For the next six months, she scrolled and read her way down a rabbit hole. Without telling others about how she gradually was changing her mind.

“When I entered into the case, I was on one side. Now I ended up turning round. And it’s a nice stress test for me, to see if I can actually see past my own biases”, she said.

It’s Norway that has become a rabbit hole, where anyone who claims that there is another world, is ostracised and angry.

Aftenposten is still banging on about the official version:

“All indications were that the virus first spread from animals to humans at a wet market in the same city.”

No, not all indications pointed towards that. Not if you kept your eyes and ears open. The first cracks appeared as early as 2020. But Norway has landed on the same side as China, and does so on many issues, such as “free trade”.

Aftenposten pokes at the monster Bratlie encountered, but then leaves it alone.

Moreover, there are a number of factors that suggest that the lab leak theory was suppressed because it was too politically sensitive,

she says.

Why was the theory «too politically sensitive»? Aftenposten doesn’t pursue the trail, as that would take them places they’re not allowed to go.

Instead, we get a demonstration that Bratlie also knows how to grant political indulgences: If you’re going to get away with dissenting opinions, you first have to throw Trump under the bus.

The US president claimed there was “conclusive evidence” that the coronavirus originated from a laboratory in the Chinese city of Wuhan. Still, most scientists dismissed this.

– So, it seemed pretty clear. Also because it was Trump who said it. When, almost in the same breath, he recommends drinking disinfectant to recover from COVID-19, it does something to the overall picture,” says Bratlie.

This is nonsense. Trump has never said anything like that. But CNN and Norwegian media twisted a statement and campaigned against the medicine that helped: hydroxychloroquine and ivermectin.
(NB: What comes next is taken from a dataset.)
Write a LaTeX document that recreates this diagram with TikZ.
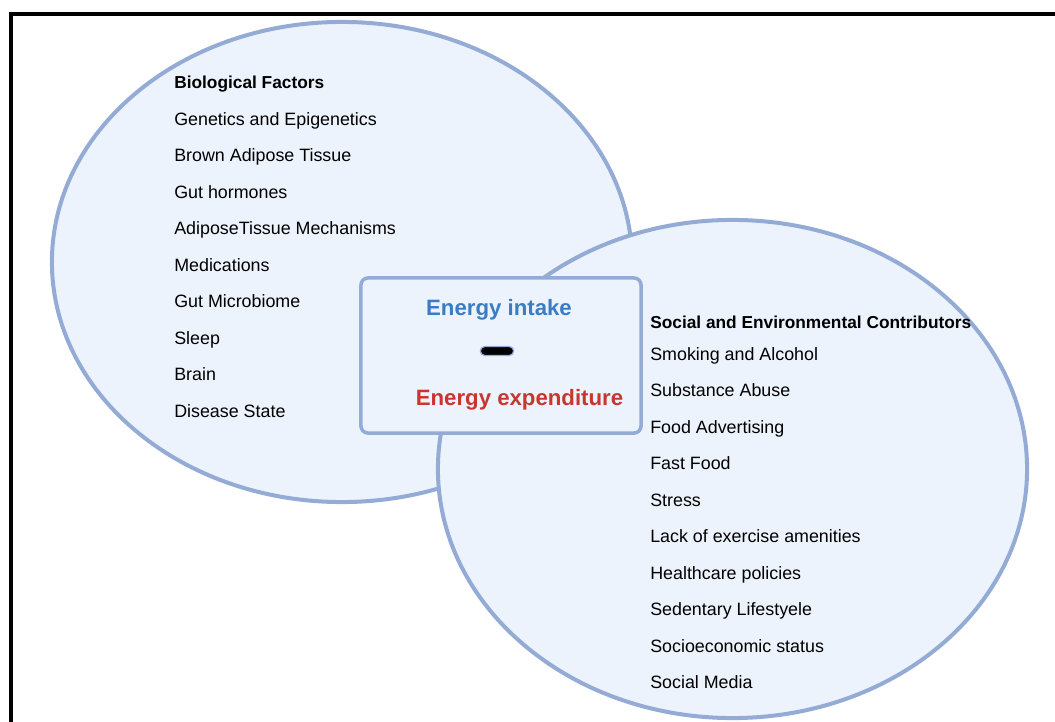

They were purged from the stockpiles and doctors were not allowed to prescribe them.

You can’t be slightly truthful.

I’m an optimist. Something is happening. The EU is trying to inflate itself, but the rhetoric is hollow and transparent. The use of the term “far right” and the censorship have a ridiculous flavour. Anyone can see that the emperor is naked.

But woke has already managed to do a lot of damage.

The same one-sidedness is happening in relation to the war in Ukraine as in relation to the biggest medical scandal in history. Anyone who dares to oppose is taken down. The phenomenon of Glenn Diesen is complicated by the fact that he, too, has his work cut out for him. His trip to Tehran raises many questions, and it is these that the media should be concentrating on. It seems that Diesen has several agendas and serves several masters.

A healthy attitude dictates scepticism and distance. Instead, the media and politicians go into the trenches and create so much noise that it diverts attention from the important issues.